There are also areas that have mines littered about, making it far more challenging and cheap as you attempt to run away to seek shelter from the ranged enemy. This causes you to be on pins and needles in almost all circumstances, especially with Despair and those mines. Had Despair impaired certain aspects of your combat instead of just instantly killing you, then I’d be fine with dying due to it, but not as a result of simply getting too close to an enemy I cannot see, and seeing Despair just fill up in less time than it takes to consume the item to reduce it, it’s a status debuff that killed me dozens of times without any chance of stopping it fast enough.

Bosses are the bread and butter of the Soulslike, and Wuchang’s vary in their design, often pulled from Chinese mythology and that of actual history, at least when it comes to the more humanoid foes. Some battles are incredibly hard with skill checks around every corner. During the game, I had about 4 bosses that really set me back a few days. My first wall was a commander that appeared once I drained a lake. This fight taught me how to use my spells effectively and how to take advantage of Skyborn Might. I would then find a wall in several others that could be encountered at different points, meaning I could leave some until later, until I would realize that maybe the way to actually go was actually through the other boss. I will say that some of these fights feel a tad too hard, especially an encounter that saw me take damage every time I struck them for damage.

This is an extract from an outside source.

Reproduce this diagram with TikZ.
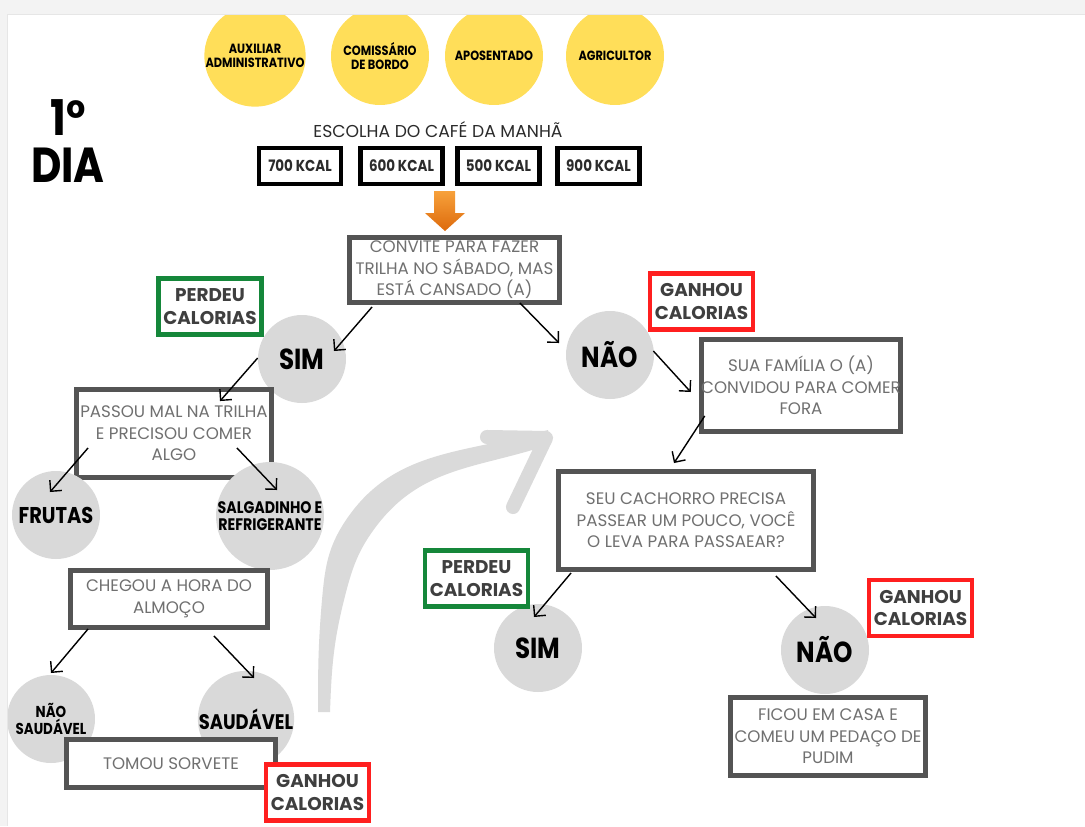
\documentclass[tikz,border=0pt]{standalone}
\usepackage{fontspec}
\setmainfont{Poppins}
\newfontfamily\heavyfont{Poppins}[FakeStretch=0.85]
\usetikzlibrary{arrows.meta}

\definecolor{jobyellow}{HTML}{FFDE59}
\definecolor{answergray}{HTML}{D9D9D9}
\definecolor{swoosh}{HTML}{DADADA}
\definecolor{boxline}{HTML}{545454}
\definecolor{qtext}{HTML}{707070}
\definecolor{tagtext}{HTML}{3F3F3F}
\definecolor{kcaltext}{HTML}{2B2B2B}
\definecolor{tagred}{HTML}{FF1F1F}
\definecolor{taggreen}{HTML}{15873A}
\definecolor{arrowlight}{HTML}{F7A13B}
\definecolor{arrowdark}{HTML}{DD6A0C}
\definecolor{pagegray}{HTML}{F3F3F3}
\definecolor{pageline}{HTML}{E6E6E6}

\begin{document}
\begin{tikzpicture}[x=0.02cm, y=-0.02cm]

\tikzset{qbox/.style = {draw=boxline, line width=2.8pt, fill=white, align=center, inner sep=0pt, text=qtext, font=\fontsize{9.5}{12.3}\selectfont}}
\tikzset{tagbox/.style = {draw=#1, line width=2.8pt, fill=white, align=center, inner sep=0pt, minimum width=2.06cm, minimum height=1.12cm, text=tagtext, font=\bfseries\fontsize{10.5}{13}\selectfont}}
\tikzset{job/.style = {circle, fill=jobyellow, inner sep=0pt, minimum size=1.96cm, align=center, font=\heavyfont\bfseries\fontsize{7.6}{7.8}\selectfont}}
\tikzset{answer/.style = {circle, fill=answergray, inner sep=0pt, minimum size=1.76cm, align=center, font=\heavyfont\bfseries\fontsize{16.5}{18}\selectfont}}
\tikzset{kcalbox/.style = {draw=black, line width=2.3pt, fill=white, inner sep=0pt, minimum width=1.64cm, minimum height=0.72cm, text=kcaltext, font=\heavyfont\bfseries\fontsize{9}{10}\selectfont}}
\tikzset{edge/.style = {->, > = {Straight Barb[length=4.5pt,width=9pt]}, line width=0.8pt}}

\useasboundingbox (0,0) rectangle (1085,826);
\fill[white] (0,0) rectangle (1085,826);

% big gray swoosh
\fill[swoosh] (318,712) to[out=90,in=265] (322,600) to[out=85,in=236] (346,520) to[out=56,in=196] (548,430) -- (551,444) to[out=199,in=52] (378,524) to[out=232,in=76] (344,600) to[out=256,in=88] (330,712) -- cycle;
\draw[swoosh, line width=8pt, line cap=round, line join=round] (487,437) -- (546,438) -- (513,507);

% professions
\node[job] (job1) at (255,56) {AUXILIAR\\ADMINISTRATIVO};
\node[job] (job2) at (380,56) {COMISSÁRIO\\DE BORDO};
\node[job] (job3) at (494,56) {APOSENTADO};
\node[job] (job4) at (615,56) {AGRICULTOR};

\node[align=center, font=\heavyfont\bfseries\fontsize{28}{27.2}\selectfont] (daytitle) at (68,141) {1°\\DIA};

% breakfast
\node[text=kcaltext, font=\fontsize{9.8}{11}\selectfont] (breakfast) at (438,130) {ESCOLHA DO CAFÉ DA MANHÃ};
\node[kcalbox] (k700) at (300,166) {700 KCAL};
\node[kcalbox] (k600) at (401.5,166) {600 KCAL};
\node[kcalbox] (k500) at (498.5,166) {500 KCAL};
\node[kcalbox] (k900) at (598.5,166) {900 KCAL};
\shade[top color=arrowlight, bottom color=arrowdark] (434,191) -- (455,191) -- (455,213) -- (465,213) -- (445,231) -- (425,213) -- (434,213) -- cycle;

% first question
\node[qbox, minimum width=4.2cm, minimum height=1.3cm] (convite) at (454.5,270) {CONVITE PARA FAZER\\TRILHA NO SÁBADO, MAS\\ESTÁ CANSADO (A)};
\node[answer] (simA) at (302,359) {SIM};
\node[answer] (naoA) at (610,355) {NÃO};
\node[tagbox=taggreen] (perdeuA) at (210,306.5) {PERDEU\\CALORIAS};
\node[tagbox=tagred] (ganhouA) at (701.5,301.5) {GANHOU\\CALORIAS};

% right branch
\node[qbox, minimum width=3.9cm, minimum height=1.84cm] (sua) at (801,385.5) {SUA FAMÍLIA O (A)\\CONVIDOU PARA COMER\\FORA};
\node[qbox, minimum width=5.1cm, minimum height=1.96cm] (seu) at (686,520.5) {SEU CACHORRO PRECISA\\PASSEAR UM POUCO, VOCÊ\\O LEVA PARA PASSAEAR?};
\node[answer] (simB) at (538,648) {SIM};
\node[answer] (naoB) at (825,650) {NÃO};
\node[tagbox=taggreen] (perdeuB) at (476.5,578.5) {PERDEU\\CALORIAS};
\node[tagbox=tagred] (ganhouB) at (920.5,608) {GANHOU\\CALORIAS};
\node[qbox, minimum width=3.9cm, minimum height=1.56cm] (ficou) at (828,736.5) {FICOU EM CASA E\\COMEU UM PEDAÇO DE\\PUDIM};

% left branch
\node[qbox, minimum width=3.9cm, minimum height=1.76cm] (passou) at (174,433.5) {PASSOU MAL NA TRILHA\\E PRECISOU COMER\\ALGO};
\node[answer, font=\heavyfont\bfseries\fontsize{13}{15}\selectfont] (frutas) at (56,515) {FRUTAS};
\node[answer, minimum size=2.08cm, font=\heavyfont\bfseries\fontsize{9.5}{9.3}\selectfont] (salg) at (270,516) {SALGADINHO E\\REFRIGERANTE};
\node[qbox, minimum width=3.94cm, minimum height=1.14cm] (chegou) at (169,599) {CHEGOU A HORA DO\\ALMOÇO};
\node[answer, font=\heavyfont\bfseries\fontsize{9}{9.8}\selectfont] (naosaud) at (51,719) {NÃO\\SAUDÁVEL};
\node[answer, font=\heavyfont\bfseries\fontsize{12}{13}\selectfont] (saud) at (246,719) {SAUDÁVEL};
\node[qbox, minimum width=4.18cm, minimum height=0.96cm] (tomou) at (171,763.5) {TOMOU SORVETE};
\node[tagbox=tagred] (ganhouC) at (317.5,792.5) {GANHOU\\CALORIAS};

% edges
\draw[edge] ([shift={(25,2)}]convite.south west) to ([shift={(32,-8)}]simA.center);
\draw[edge] ([shift={(-42,-2)}]convite.south east) to ([shift={(-51,-12)}]naoA.center);
\draw[edge] ([shift={(0,-1)}]simA.west) to ([shift={(46,14)}]passou.north);
\draw[edge] ([shift={(-1,-4)}]naoA.east) to ([shift={(-8,6.5)}]sua.west);
\draw[edge] ([shift={(6,-18)}]sua.south west) to ([shift={(-12,-6)}]seu.north);
\draw[edge] ([shift={(14,-32)}]passou.south west) to ([shift={(-6,-23)}]frutas.center);
\draw[edge] ([shift={(-37,-32)}]passou.south east) to ([shift={(7,-26)}]salg.center);
\draw[edge] ([shift={(20,-1)}]chegou.south west) to ([shift={(0,-46)}]naosaud.center);
\draw[edge] ([shift={(-56,6)}]chegou.south east) to ([shift={(8,-41)}]saud.center);
\draw[edge] ([shift={(15,1)}]seu.south west) to ([shift={(-4,-31)}]simB.center);
\draw[edge] ([shift={(-40,4)}]seu.south east) to ([shift={(-9,-32)}]naoB.center);

% page edge
\fill[pagegray] (0,0) rectangle (1085,14);
\fill[pagegray] (0,0) rectangle (7,826);
\draw[pageline, line width=1pt] (7,14.5) -- (1085,14.5);
\draw[pageline, line width=1pt] (7.5,14) -- (7.5,826);

\end{tikzpicture}
\end{document}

I fully expect some tuning to hit on a day one patch, given the difficulty spikes that waver here. I’m all for challenge, but some felt like a chore of trial and error, and a ton of luck.

With a few performance settings that vary from 30fps to 60fps, the game runs fairly well in most areas. I have a village in the game that dropped the game down to well under 30fps in the 60fps performance mode, as it chugged for several minutes until I left the area. Otherwise, the game ran extremely well. The PS5 Pro can run the game from anywhere between 40fps to 80fps, making it the ideal console platform to play it. Regardless, Leenzee has really benefited from Unreal Engine 5 here as the game is absolutely gorgeous.

Wuchang: Fallen Feathers could have been this studio's Lies of P moment, but much of its design creates unnecessary friction toward the player that can feel off-putting and can leave you scratching your head on where to go next. The mixing of Skyborn Might with its spells and skills is another hurdle in utilizing all the game’s systems in a cohesive manner, making some battles a rinse and repeat of the same skills over and over again. While I certainly enjoyed my time here, despite these issues, Wuchang: Fallen Feathers lacks anything that truly makes it memorable or anything to really make it stand out from a sea of other Soulslikes.

Developer - Leenzee . Publisher - 505 Games. Released - June 24th, 2025. Available On - Xbox Series X/S, PS5, PS5 Pro, Windows. Rated - (M) Blood and Gore, Language, Suggestive Themes, Violence. Platform Reviewed - Xbox Series X/S. Review Access - Review code was provided by the publisher for the purpose of this review.